# Urgent Matter In Petition



## Lauren Kandyss Coy (Jul 10, 2012)

I got the 3 signatures I needed all from the lodge I am petitioning but 
I now need two more names without signatures. 

I am not sure if anyone here can help or not if so pm me your contact info 
or something. 

If there are any masons in arlington,tx that would be great as well.


----------



## Eric Edwards (Jul 10, 2012)

oops I accidentally signed it with my girlfriends facebook lol

So...

its me who asked not Lauren lol


----------



## Blake Bowden (Jul 11, 2012)

My advice, show up for dinner before your petition is turned in, tell the Brethren of that Lodge about your situation and you'll get your sigs. You may have to be Mr. Sociable, but you'll get them.


----------



## Eric Edwards (Jul 11, 2012)

Blake Bowden said:


> My advice, show up for dinner before your petition is turned in, tell the Brethren of that Lodge about your situation and you'll get your sigs. You may have to be Mr. Sociable, but you'll get them.


 
That's how I got two of the three so far...dinner was yesterday. Thanks for the reply. The ones I have left can be from anywhere.


----------



## Pscyclepath (Jul 11, 2012)

I'm not sure how the Texas petitions work, but in AR,  the two "top-line signers" are members of the lodge you are petitioning.   Then there's a place for five other references, who are supposed to be people who know you well.  They don't have to be Masons.  The investigating committee, once appointed, will get in touch with these folks during your background check to see what kind of a person you are and your potential for being a good Freemason, and report back to the lodge when your petition comes up for balloting.
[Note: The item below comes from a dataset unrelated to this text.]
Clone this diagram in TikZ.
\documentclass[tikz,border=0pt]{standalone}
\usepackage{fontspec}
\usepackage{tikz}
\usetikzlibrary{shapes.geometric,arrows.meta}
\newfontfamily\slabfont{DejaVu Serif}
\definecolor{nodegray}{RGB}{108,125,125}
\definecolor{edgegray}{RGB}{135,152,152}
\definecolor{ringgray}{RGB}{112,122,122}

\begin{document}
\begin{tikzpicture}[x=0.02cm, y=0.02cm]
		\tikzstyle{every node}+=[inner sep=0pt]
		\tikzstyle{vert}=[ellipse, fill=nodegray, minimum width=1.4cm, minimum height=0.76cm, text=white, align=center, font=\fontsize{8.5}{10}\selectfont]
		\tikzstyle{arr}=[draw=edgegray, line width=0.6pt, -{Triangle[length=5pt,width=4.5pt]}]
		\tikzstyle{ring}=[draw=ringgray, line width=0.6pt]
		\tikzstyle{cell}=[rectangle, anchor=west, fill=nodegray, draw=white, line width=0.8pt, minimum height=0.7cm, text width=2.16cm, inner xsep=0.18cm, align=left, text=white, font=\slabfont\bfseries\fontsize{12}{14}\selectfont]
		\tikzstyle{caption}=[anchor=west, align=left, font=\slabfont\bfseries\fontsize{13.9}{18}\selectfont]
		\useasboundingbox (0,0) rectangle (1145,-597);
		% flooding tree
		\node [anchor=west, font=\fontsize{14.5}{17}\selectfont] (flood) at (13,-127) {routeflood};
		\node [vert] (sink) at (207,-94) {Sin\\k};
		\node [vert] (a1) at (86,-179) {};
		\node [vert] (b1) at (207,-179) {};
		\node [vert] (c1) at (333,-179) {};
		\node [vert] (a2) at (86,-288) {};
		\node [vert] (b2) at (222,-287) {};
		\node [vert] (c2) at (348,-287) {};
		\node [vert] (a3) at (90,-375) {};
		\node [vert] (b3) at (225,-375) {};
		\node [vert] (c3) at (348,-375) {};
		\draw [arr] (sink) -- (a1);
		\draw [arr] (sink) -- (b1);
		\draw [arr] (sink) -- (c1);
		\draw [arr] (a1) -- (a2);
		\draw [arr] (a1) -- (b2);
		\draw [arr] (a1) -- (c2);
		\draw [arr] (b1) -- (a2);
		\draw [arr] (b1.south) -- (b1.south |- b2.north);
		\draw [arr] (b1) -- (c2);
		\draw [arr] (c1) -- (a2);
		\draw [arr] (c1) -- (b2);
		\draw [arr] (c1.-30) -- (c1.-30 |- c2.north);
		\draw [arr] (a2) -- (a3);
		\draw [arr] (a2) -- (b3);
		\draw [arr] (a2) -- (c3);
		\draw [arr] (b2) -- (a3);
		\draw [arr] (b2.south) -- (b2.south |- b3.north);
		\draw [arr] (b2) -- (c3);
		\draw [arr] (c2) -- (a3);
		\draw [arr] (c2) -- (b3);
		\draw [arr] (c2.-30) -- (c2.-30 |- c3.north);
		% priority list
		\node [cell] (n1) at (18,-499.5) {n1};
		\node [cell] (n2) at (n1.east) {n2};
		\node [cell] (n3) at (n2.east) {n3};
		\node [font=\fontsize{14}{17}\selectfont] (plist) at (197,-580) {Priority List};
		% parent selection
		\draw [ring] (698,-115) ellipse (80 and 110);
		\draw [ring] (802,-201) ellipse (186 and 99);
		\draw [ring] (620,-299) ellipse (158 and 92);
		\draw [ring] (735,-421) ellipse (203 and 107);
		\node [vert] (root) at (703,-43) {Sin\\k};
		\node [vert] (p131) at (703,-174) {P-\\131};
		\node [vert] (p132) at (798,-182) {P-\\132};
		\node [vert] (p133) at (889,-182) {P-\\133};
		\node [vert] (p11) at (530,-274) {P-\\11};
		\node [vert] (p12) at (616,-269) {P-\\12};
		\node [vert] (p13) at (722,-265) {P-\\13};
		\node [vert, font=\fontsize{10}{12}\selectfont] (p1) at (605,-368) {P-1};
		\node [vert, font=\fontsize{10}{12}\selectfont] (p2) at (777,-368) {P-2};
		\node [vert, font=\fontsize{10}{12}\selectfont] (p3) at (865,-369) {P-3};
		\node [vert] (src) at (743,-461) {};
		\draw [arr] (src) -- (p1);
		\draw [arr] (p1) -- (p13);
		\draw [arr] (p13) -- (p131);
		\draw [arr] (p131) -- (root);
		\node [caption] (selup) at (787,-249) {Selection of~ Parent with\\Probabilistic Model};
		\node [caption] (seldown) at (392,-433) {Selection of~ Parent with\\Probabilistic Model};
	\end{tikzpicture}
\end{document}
If the TX form does require all the signers to be Masons, then Brother Blake's suggestion of working the crowd at the next meeting or family night is sage advice.


----------



## Eric Edwards (Jul 11, 2012)

they ALL have to be brethren...


----------



## PSG (Jul 13, 2012)

One of my friends had a similar issue, in that he was petitioning a lodge at which he didn't know many people, and it's the only one that he could attend due to his work schedule. He wound up with four signatures, and got the fifth after showing up and getting to know some of the men there. Personally, I don't think it's a bad thing at all for some of the lodge members to get to know a prospective candidate before staking their name to them in any form.


----------



## Pscyclepath (Jul 13, 2012)

Eric Edwards said:


> they ALL have to be brethren...



Yep...  Looking through the Texas GL digest last night, I saw that the Texas petition is completely different from the 1-page form we use here.  My apologies!

Tom


----------



## chrmc (Jul 13, 2012)

PSG said:


> Personally, I don't think it's a bad thing at all for some of the lodge members to get to know a prospective candidate before staking their name to them in any form.


 
I would go as far as saying that it is essential that you know someone before you recommend them. Personally I refuse to sign a petition from a brother that I've just met for 10 minutes. What grounds do I have to know if he is a good man? I think having candidates come buy for a couple of months to they can get a feel for the lodge and us a feel for them is only a smart idea. What is the rush?

Having said that though I also think lodges need to be better at telling this to candidates. Far to often we hand a guy a petition and tell him to get five signatures, rather than sitting him down and talking to him about why he wants to join Masonry.


----------



## Brent Heilman (Jul 13, 2012)

Pscyclepath said:


> I'm not sure how the Texas petitions work, but in AR,  the two "top-line signers" are members of the lodge you are petitioning.   Then there's a place for five other references, who are supposed to be people who know you well.  They don't have to be Masons.  The investigating committee, once appointed, will get in touch with these folks during your background check to see what kind of a person you are and your potential for being a good Freemason, and report back to the lodge when your petition comes up for balloting.
> 
> If the TX form does require all the signers to be Masons, then Brother Blake's suggestion of working the crowd at the next meeting or family night is sage advice.


 
That's how Oklahoma's is. The two have to be Brothers from the petitioned Lodge and the others it doesn't matter. We would prefer them all to be Mason's but they don't have to be.


----------



## relapse98 (Jul 13, 2012)

PSG said:


> Personally, I don't think it's a bad thing at all for some of the lodge members to get to know a prospective candidate before staking their name to them in any form.


 
Heh, yeah. You won't get my autograph unless I've seen you a few times and talked to you for a bit.


----------



## relapse98 (Jul 13, 2012)

chrmc said:


> I think having candidates come buy for a couple of months to they can get a feel for the lodge and us a feel for them is only a smart idea. What is the rush?



We're here every Tuesday, come sit, drink some coffee and tell us about you.



> Having said that though I also think lodges need to be better at telling this to candidates. Far to often we hand a guy a petition and tell him to get five signatures, rather than sitting him down and talking to him about why he wants to join Masonry.


 
We've gotten much better in our lodge about that. We'll readily hand out a petition, but we want to know about you, why you're there and make sure you're going to make some effort to come visit before we sign.

We also need to make a better effort at telling prospective brothers that there is some work involved in learning the memory work, especially in Texas. Its not a 1 night deal, you're going to invest 80+ hours to learn the work.


----------



## Michael Hatley (Jul 13, 2012)

Any man who I actually want to make it through I advise to get to know every man in the room. Personally.  I find myself less inclined to expound upon why a little less, because I reckon a man has to bring a little snap of his own to the table.


----------



## rmcgehee (Aug 19, 2012)

This Brother from California sure likes how you Brothers in Texas think.
It has been one of my "issues" for a long time about just signing a petition and thinking the committee  will fix it.
that is not how it was set up to be.
We all have to do our job the right way to get the job done right.Easy does it does not cut it.


----------